#### Problem statement
Repeat only the lines below that run from the line with "Output the LaTeX" to the line with "(risk) at (665,96)", ends included; skip every picture.
START Given information
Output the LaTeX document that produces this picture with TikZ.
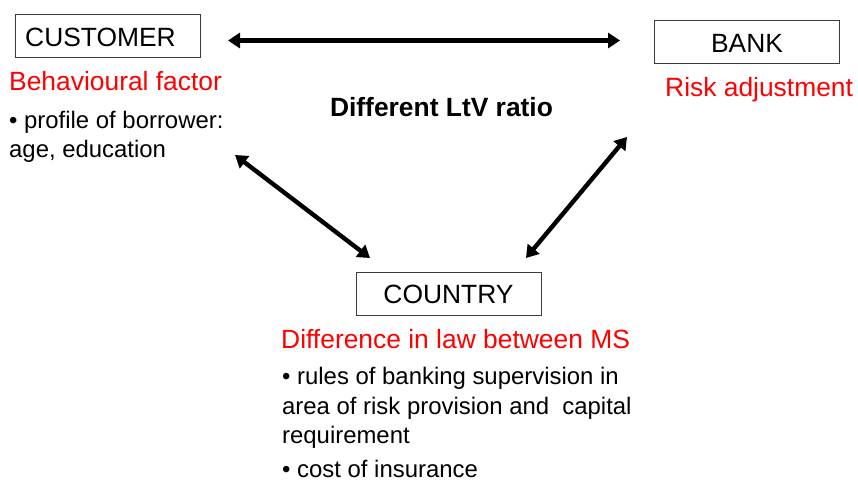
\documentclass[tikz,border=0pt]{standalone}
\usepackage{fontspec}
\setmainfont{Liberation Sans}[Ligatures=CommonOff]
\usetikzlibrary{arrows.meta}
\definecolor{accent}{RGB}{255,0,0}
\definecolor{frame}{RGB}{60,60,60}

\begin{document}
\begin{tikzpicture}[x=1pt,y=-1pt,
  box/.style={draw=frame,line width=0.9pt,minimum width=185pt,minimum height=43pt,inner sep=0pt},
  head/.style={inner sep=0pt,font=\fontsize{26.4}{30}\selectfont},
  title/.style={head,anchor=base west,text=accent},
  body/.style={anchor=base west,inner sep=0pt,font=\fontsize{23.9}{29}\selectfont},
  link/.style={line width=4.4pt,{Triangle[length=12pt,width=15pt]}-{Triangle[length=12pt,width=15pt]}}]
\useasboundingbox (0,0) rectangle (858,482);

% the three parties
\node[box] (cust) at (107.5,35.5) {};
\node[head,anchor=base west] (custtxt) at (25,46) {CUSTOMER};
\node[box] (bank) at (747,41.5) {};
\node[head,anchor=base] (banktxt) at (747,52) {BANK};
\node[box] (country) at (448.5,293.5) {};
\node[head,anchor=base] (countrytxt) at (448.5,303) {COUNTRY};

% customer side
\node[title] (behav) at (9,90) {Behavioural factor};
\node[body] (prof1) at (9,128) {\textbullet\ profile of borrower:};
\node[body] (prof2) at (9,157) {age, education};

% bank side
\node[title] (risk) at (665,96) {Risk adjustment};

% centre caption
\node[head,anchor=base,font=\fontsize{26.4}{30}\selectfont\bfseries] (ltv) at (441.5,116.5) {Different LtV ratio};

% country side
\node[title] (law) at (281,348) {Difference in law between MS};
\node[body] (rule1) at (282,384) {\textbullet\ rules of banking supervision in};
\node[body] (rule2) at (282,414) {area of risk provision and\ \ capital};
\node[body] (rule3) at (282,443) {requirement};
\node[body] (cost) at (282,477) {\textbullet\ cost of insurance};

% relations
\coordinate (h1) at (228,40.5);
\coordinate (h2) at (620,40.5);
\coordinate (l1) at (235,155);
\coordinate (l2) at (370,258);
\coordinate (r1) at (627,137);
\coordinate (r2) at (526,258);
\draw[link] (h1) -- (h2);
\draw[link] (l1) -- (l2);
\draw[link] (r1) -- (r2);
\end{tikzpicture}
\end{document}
END Given information
START Given information
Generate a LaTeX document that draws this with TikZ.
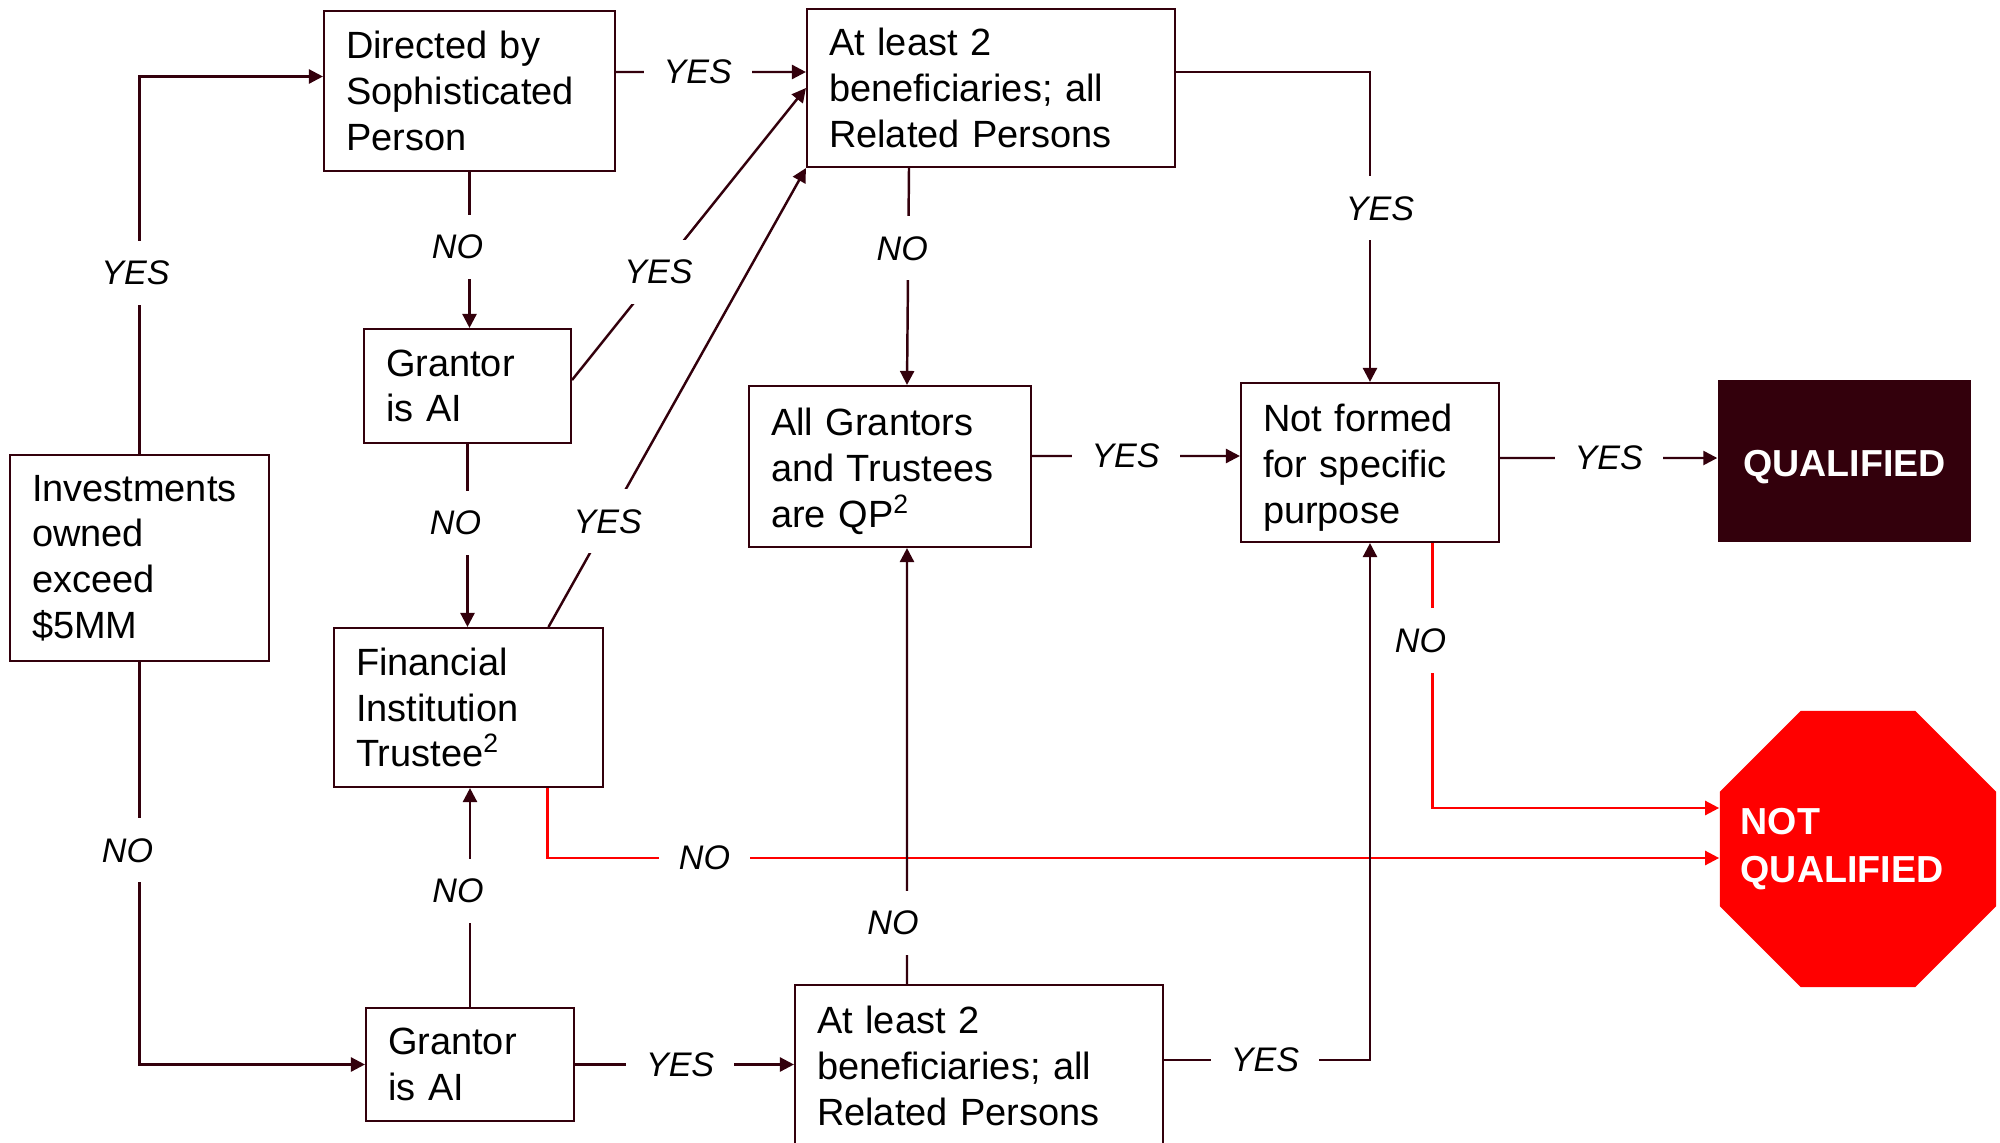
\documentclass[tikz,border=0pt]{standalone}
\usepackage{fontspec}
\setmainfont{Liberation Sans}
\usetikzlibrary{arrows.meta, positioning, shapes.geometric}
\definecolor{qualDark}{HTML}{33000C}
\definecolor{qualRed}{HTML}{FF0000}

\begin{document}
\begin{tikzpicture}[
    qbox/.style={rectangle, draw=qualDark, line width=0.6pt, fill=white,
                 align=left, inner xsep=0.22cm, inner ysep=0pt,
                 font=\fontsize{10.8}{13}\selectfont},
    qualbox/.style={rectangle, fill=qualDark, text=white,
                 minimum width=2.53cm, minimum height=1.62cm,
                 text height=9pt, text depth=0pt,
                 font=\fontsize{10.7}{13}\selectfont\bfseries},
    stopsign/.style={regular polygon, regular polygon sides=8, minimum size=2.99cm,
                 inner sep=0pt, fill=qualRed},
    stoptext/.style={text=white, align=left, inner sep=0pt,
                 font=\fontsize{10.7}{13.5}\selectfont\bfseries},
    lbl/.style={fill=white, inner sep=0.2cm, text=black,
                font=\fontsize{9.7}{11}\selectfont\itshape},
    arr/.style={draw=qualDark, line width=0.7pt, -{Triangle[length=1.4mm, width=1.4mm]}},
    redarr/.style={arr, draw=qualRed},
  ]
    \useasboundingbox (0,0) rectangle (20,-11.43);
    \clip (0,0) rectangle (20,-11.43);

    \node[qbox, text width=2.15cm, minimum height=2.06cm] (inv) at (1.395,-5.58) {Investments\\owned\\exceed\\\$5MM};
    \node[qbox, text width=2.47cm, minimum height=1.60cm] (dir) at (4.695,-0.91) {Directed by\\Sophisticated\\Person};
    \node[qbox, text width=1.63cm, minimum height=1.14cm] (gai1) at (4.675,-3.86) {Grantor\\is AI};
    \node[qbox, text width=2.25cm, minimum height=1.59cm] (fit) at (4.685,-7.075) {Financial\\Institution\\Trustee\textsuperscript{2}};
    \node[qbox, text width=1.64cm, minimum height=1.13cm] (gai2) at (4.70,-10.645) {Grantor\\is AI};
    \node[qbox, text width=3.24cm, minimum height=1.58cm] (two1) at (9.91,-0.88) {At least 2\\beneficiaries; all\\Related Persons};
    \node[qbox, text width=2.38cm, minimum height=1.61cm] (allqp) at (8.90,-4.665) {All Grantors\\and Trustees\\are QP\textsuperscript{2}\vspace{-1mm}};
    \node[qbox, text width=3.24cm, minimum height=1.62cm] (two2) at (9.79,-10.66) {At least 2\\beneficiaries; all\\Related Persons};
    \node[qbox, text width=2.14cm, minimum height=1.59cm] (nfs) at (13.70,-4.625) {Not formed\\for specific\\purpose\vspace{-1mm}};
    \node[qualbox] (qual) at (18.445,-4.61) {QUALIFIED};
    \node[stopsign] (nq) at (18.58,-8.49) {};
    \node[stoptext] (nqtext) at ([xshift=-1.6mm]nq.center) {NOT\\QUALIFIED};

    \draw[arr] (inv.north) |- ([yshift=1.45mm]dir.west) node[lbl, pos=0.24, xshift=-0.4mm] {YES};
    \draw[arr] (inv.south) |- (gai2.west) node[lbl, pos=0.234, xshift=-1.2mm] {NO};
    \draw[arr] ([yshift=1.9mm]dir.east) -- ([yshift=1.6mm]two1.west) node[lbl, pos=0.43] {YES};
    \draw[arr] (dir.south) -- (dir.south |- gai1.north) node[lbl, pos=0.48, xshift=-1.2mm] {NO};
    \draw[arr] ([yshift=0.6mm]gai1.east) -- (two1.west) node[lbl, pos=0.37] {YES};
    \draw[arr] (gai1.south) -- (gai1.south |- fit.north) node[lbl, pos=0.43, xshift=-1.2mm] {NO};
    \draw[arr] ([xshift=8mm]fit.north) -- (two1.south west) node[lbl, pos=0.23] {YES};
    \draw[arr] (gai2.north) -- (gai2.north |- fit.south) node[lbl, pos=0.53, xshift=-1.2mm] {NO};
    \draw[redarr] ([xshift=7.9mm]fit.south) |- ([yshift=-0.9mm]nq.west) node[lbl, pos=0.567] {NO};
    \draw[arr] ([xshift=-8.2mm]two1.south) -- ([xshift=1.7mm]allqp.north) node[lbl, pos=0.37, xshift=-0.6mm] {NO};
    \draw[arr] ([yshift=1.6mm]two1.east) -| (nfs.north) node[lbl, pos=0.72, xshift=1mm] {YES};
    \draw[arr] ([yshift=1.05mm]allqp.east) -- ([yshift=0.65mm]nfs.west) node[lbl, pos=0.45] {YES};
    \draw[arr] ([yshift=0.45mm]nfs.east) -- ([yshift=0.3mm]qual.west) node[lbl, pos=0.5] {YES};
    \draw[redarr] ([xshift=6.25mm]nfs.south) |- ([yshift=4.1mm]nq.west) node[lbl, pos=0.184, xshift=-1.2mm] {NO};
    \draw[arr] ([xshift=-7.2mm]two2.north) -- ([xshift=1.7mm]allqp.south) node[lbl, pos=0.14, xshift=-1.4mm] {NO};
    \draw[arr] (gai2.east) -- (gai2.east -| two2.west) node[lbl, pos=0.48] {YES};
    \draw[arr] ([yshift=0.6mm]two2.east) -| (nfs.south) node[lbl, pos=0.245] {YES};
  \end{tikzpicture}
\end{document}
END Given information
START Given information
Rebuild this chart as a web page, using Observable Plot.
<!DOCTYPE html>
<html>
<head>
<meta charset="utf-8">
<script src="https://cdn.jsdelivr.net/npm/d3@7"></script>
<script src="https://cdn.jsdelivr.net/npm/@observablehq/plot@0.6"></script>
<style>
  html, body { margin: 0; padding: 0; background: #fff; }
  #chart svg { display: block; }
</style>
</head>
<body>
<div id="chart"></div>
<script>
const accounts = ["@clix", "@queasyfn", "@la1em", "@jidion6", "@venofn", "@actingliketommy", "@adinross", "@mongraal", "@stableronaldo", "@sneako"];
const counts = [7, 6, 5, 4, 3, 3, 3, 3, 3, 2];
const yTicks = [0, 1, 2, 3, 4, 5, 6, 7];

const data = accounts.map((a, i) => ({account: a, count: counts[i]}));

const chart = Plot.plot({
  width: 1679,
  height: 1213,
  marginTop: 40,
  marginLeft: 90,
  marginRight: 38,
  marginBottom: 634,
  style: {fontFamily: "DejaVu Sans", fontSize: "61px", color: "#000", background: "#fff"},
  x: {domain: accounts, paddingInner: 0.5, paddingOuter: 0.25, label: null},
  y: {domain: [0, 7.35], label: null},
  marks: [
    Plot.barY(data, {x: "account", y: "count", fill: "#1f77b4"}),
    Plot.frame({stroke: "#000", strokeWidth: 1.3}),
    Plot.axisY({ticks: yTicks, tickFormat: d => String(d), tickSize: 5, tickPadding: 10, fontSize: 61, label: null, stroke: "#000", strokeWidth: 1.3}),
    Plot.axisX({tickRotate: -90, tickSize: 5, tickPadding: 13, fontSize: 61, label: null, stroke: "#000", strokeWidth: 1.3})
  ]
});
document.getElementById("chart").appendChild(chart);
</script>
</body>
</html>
END Given information
#### Answer
Output the LaTeX document that produces this picture with TikZ.
\documentclass[tikz,border=0pt]{standalone}
\usepackage{fontspec}
\setmainfont{Liberation Sans}[Ligatures=CommonOff]
\usetikzlibrary{arrows.meta}
\definecolor{accent}{RGB}{255,0,0}
\definecolor{frame}{RGB}{60,60,60}

\begin{document}
\begin{tikzpicture}[x=1pt,y=-1pt,
  box/.style={draw=frame,line width=0.9pt,minimum width=185pt,minimum height=43pt,inner sep=0pt},
  head/.style={inner sep=0pt,font=\fontsize{26.4}{30}\selectfont},
  title/.style={head,anchor=base west,text=accent},
  body/.style={anchor=base west,inner sep=0pt,font=\fontsize{23.9}{29}\selectfont},
  link/.style={line width=4.4pt,{Triangle[length=12pt,width=15pt]}-{Triangle[length=12pt,width=15pt]}}]
\useasboundingbox (0,0) rectangle (858,482);

% the three parties
\node[box] (cust) at (107.5,35.5) {};
\node[head,anchor=base west] (custtxt) at (25,46) {CUSTOMER};
\node[box] (bank) at (747,41.5) {};
\node[head,anchor=base] (banktxt) at (747,52) {BANK};
\node[box] (country) at (448.5,293.5) {};
\node[head,anchor=base] (countrytxt) at (448.5,303) {COUNTRY};

% customer side
\node[title] (behav) at (9,90) {Behavioural factor};
\node[body] (prof1) at (9,128) {\textbullet\ profile of borrower:};
\node[body] (prof2) at (9,157) {age, education};

% bank side
\node[title] (risk) at (665,96) {Risk adjustment};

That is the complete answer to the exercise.